George Paterson from Old Kilpatrick. Posted 4 May 2005.
I remember starting school at Easter time 1943. I was told not to worry as my big cousin would protect me from bullies. He did but, he left the primary school that summer and I learned to look after myself. He lived in Fallside Road. His father, my uncle George taught me not to box. My auntie Cathy was nice as were my cousins Elizabeth and Helen.

We used to use the Fish & Chip toilet with my Grandma and when I was 3 years old they held me up to witness the Clydebank blitz. 18 miles away. My father was fire watching on the roof of the Yoker mill power station on both nights of that blitz and didn't get home for a week. Officially there were nearly 600 dead but that figure was well below the actual count. We didn't see my father for a week.

Bob Garven from Perth. Posted 6 Mar 2006.
We lived at 976 Govan Road at the time, on the top flat, and for the 2 nights of the Clydebank blitz all the neighbours decided by common consent to congregate in the lobby of Mr & Mrs Jeffreys who lived in the middle house on the first floor. This was reckoned to be the safest place despite the fact the authorities had provided a purpose built air raid shelter in the back court and a single brick blast wall on the pavement at the entrance to the close, which everyone had decided would be useless as it was reckoned it could be pushed over by one hand.

I have clear memories of that crowded lobby and the noise, mainly of the guns firing from ships berthed on the Clyde, in their futile attempts to drive off the raiders.
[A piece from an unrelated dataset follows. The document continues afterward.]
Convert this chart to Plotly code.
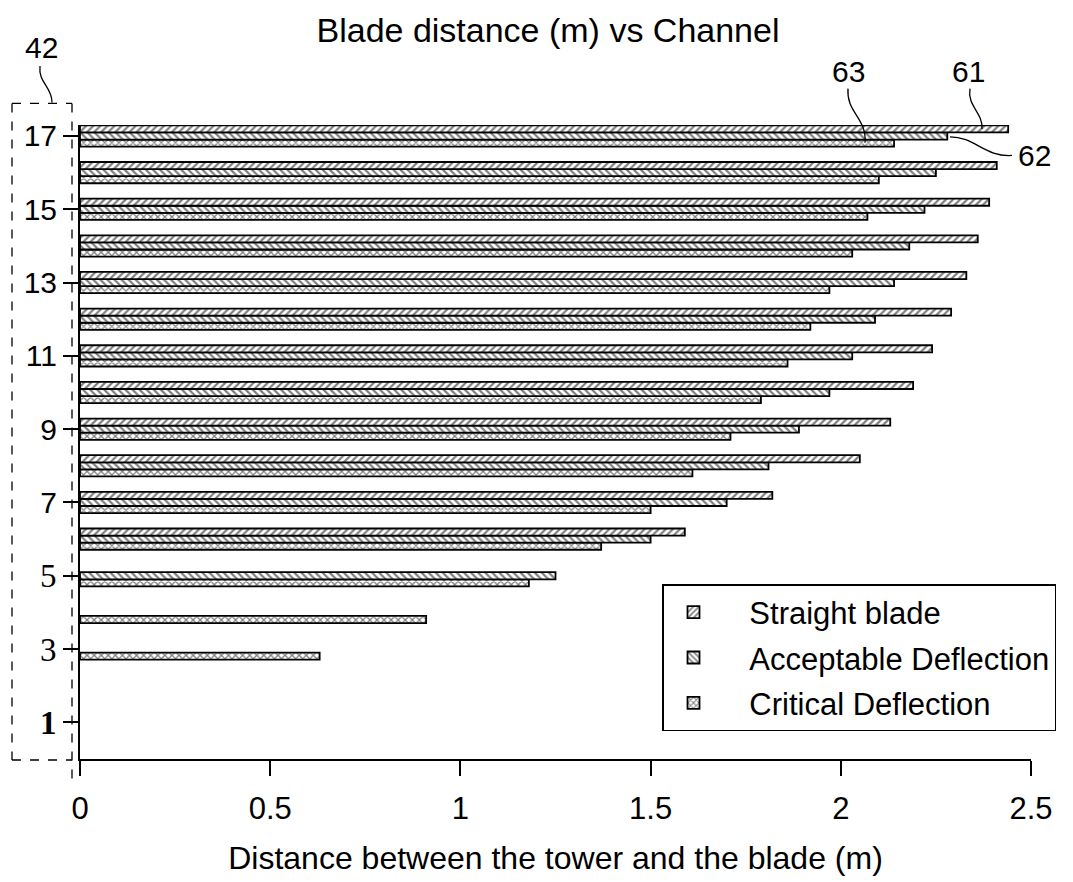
import plotly.graph_objects as go

# ---- data ----
channels = list(range(1, 18))
straight_blade = [None, None, None, None, None, 1.59, 1.82, 2.05, 2.13, 2.19, 2.24, 2.29, 2.33, 2.36, 2.39, 2.41, 2.44]
acceptable_deflection = [None, None, None, None, 1.25, 1.50, 1.70, 1.81, 1.89, 1.97, 2.03, 2.09, 2.14, 2.18, 2.22, 2.25, 2.28]
critical_deflection = [None, None, 0.63, 0.91, 1.18, 1.37, 1.50, 1.61, 1.71, 1.79, 1.86, 1.92, 1.97, 2.03, 2.07, 2.10, 2.14]

x_tickvals = [0, 0.5, 1, 1.5, 2, 2.5]
x_ticktext = ["0", "0.5", "1", "1.5", "2", "2.5"]
y_tickvals_upper = [7, 9, 11, 13, 15, 17]
y_ticktext_upper = ["7", "9", "11", "13", "15", "17"]
y_tickvals_lower = [1, 3, 5]
y_ticktext_lower = ["<b>1</b>", "3", "5"]

series_names = ["Straight blade", "Acceptable Deflection", "Critical Deflection"]

W, H = 1073, 882
ML, MR, MT, MB = 80, 42, 125, 112
PW, PH = W - ML - MR, H - MT - MB
FONT = "Liberation Sans"
SERIF = "Liberation Serif"
NB = "\u00a0" * 3
Y_RANGE = [0, 17.3]


def px(xp):
    return (xp - ML) / PW


def py(yp):
    return (H - MB - yp) / PH


def path(points):
    (x0, y0) = points[0]
    s = f"M {px(x0):.5f},{py(y0):.5f} C"
    for (x, y) in points[1:]:
        s += f" {px(x):.5f},{py(y):.5f}"
    return s


fig = go.Figure()

styles = [
    (series_names[2], critical_deflection, "x", 3),
    (series_names[1], acceptable_deflection, "\\", 2),
    (series_names[0], straight_blade, "/", 1),
]
for name, vals, shape, rank in styles:
    fig.add_trace(go.Bar(
        y=channels, x=vals, orientation="h", name=NB + name,
        legendrank=rank, legendgroup=name,
        marker=dict(color="white",
                    line=dict(color="black", width=1.8),
                    pattern=dict(shape=shape, fgcolor="black", bgcolor="white",
                                 size=5, solidity=0.45)),
    ))

# empty trace so the overlaying axis (serif labels 1, 3, 5) is drawn
fig.add_trace(go.Scatter(x=[], y=[], yaxis="y2", showlegend=False, hoverinfo="skip"))

axis_common = dict(showline=True, linecolor="black", linewidth=2,
                   ticks="outside", ticklen=15, tickwidth=1.5, tickcolor="black",
                   showgrid=False, zeroline=False)

fig.update_layout(
    width=W, height=H,
    margin=dict(l=ML, r=MR, t=MT, b=MB),
    paper_bgcolor="white", plot_bgcolor="white",
    font=dict(family=FONT, color="black", size=31),
    barmode="group", bargap=0.42, bargroupgap=0,
    title=dict(text="Blade distance (m) vs Channel", x=548 / W, xanchor="center",
               y=1 - 30 / H, yanchor="middle", xref="container", yref="container",
               font=dict(size=34, family=FONT)),
    legend=dict(x=px(662), y=py(592), xanchor="left", yanchor="top",
                bordercolor="black", borderwidth=1.5, bgcolor="white",
                font=dict(size=31, family=FONT), tracegroupgap=2,
                traceorder="grouped", itemwidth=50),
    xaxis=dict(range=[0, 2.5], tickvals=x_tickvals, ticktext=x_ticktext,
               ticklabelstandoff=6,
               title=dict(text="Distance between the tower and the blade (m)",
                          font=dict(size=32), standoff=21),
               **axis_common),
    yaxis=dict(range=Y_RANGE, tickvals=y_tickvals_upper, ticktext=y_ticktext_upper,
               tickfont=dict(family=FONT, size=30), **axis_common),
    yaxis2=dict(range=Y_RANGE, overlaying="y", side="left", anchor="x",
                tickvals=y_tickvals_lower, ticktext=y_ticktext_lower,
                tickfont=dict(family=SERIF, size=33), **axis_common),
)

dash = dict(color="black", width=1.3, dash="dash")
# dashed box around the channel labels (reference 42)
fig.add_shape(type="line", xref="paper", yref="paper", x0=px(12), y0=py(103), x1=px(72), y1=py(103), line=dash)
fig.add_shape(type="line", xref="paper", yref="paper", x0=px(12), y0=py(103), x1=px(12), y1=py(771), line=dash)
fig.add_shape(type="line", xref="paper", yref="paper", x0=px(12), y0=py(771), x1=px(72), y1=py(771), line=dash)
fig.add_shape(type="line", xref="paper", yref="paper", x0=px(72), y0=py(103), x1=px(72), y1=py(795), line=dash)

lead = dict(color="black", width=1.3)
fig.add_shape(type="path", xref="paper", yref="paper", line=lead,
              path=path([(40, 65), (38, 82), (52, 86), (52, 102)]))
fig.add_shape(type="path", xref="paper", yref="paper", line=lead,
              path=path([(848, 88), (846, 112), (867, 118), (865, 143)]))
fig.add_shape(type="path", xref="paper", yref="paper", line=lead,
              path=path([(970, 88), (967, 106), (983, 112), (982, 129)]))
fig.add_shape(type="path", xref="paper", yref="paper", line=lead,
              path=path([(1012, 156), (985, 158), (975, 137), (950, 137)]))

for label, xp, yp in [("42", 41, 46), ("63", 848, 71), ("61", 968, 71), ("62", 1034, 156)]:
    fig.add_annotation(text=label, xref="paper", yref="paper", x=px(xp), y=py(yp),
                       xanchor="center", yanchor="middle", showarrow=False,
                       font=dict(size=30, family=FONT))

fig.write_html("out.html", config={"displayModeBar": False},
               post_script="document.body.style.margin='0';")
Our family of 4, my father worked night shift in Fairfield's engine shop was not there but my Grandmother was. She was elderly and quite deaf and I can see her sitting there with a serene but bemuse expression obviously blissfully unaware of why we were there.

Our near area escaped any major damage but a few days later Gran, on her own, took a tram trip to Clydebank. She came back aghast at the devastation horrified at the damage and wondering why on earth were people being encouraged to wear tin helmets. What use were they if bombs could do so much damage to buildings?

Later during the blitz on Greenock we shifted our place of refuge to the cellar below a Newsagents belonging to Helen MacPherson, the daughter of one of our neighbours, who had shared the lobby with us. Whether this was any safer or not I dont know but since through the cellar wall was the cellar of the public house above the risk of fire might have been higher or perhaps our period of entombment more pleasant. Who knows? I remember at one time poking my head out and seeing the tremendous blaze at the SCWS factory at Shieldhall which had been struck...

George Paterson from Portland, Oregon. Posted 7 Mar 2006.
I think George Paterson in Old Kilpatrick is my cousin.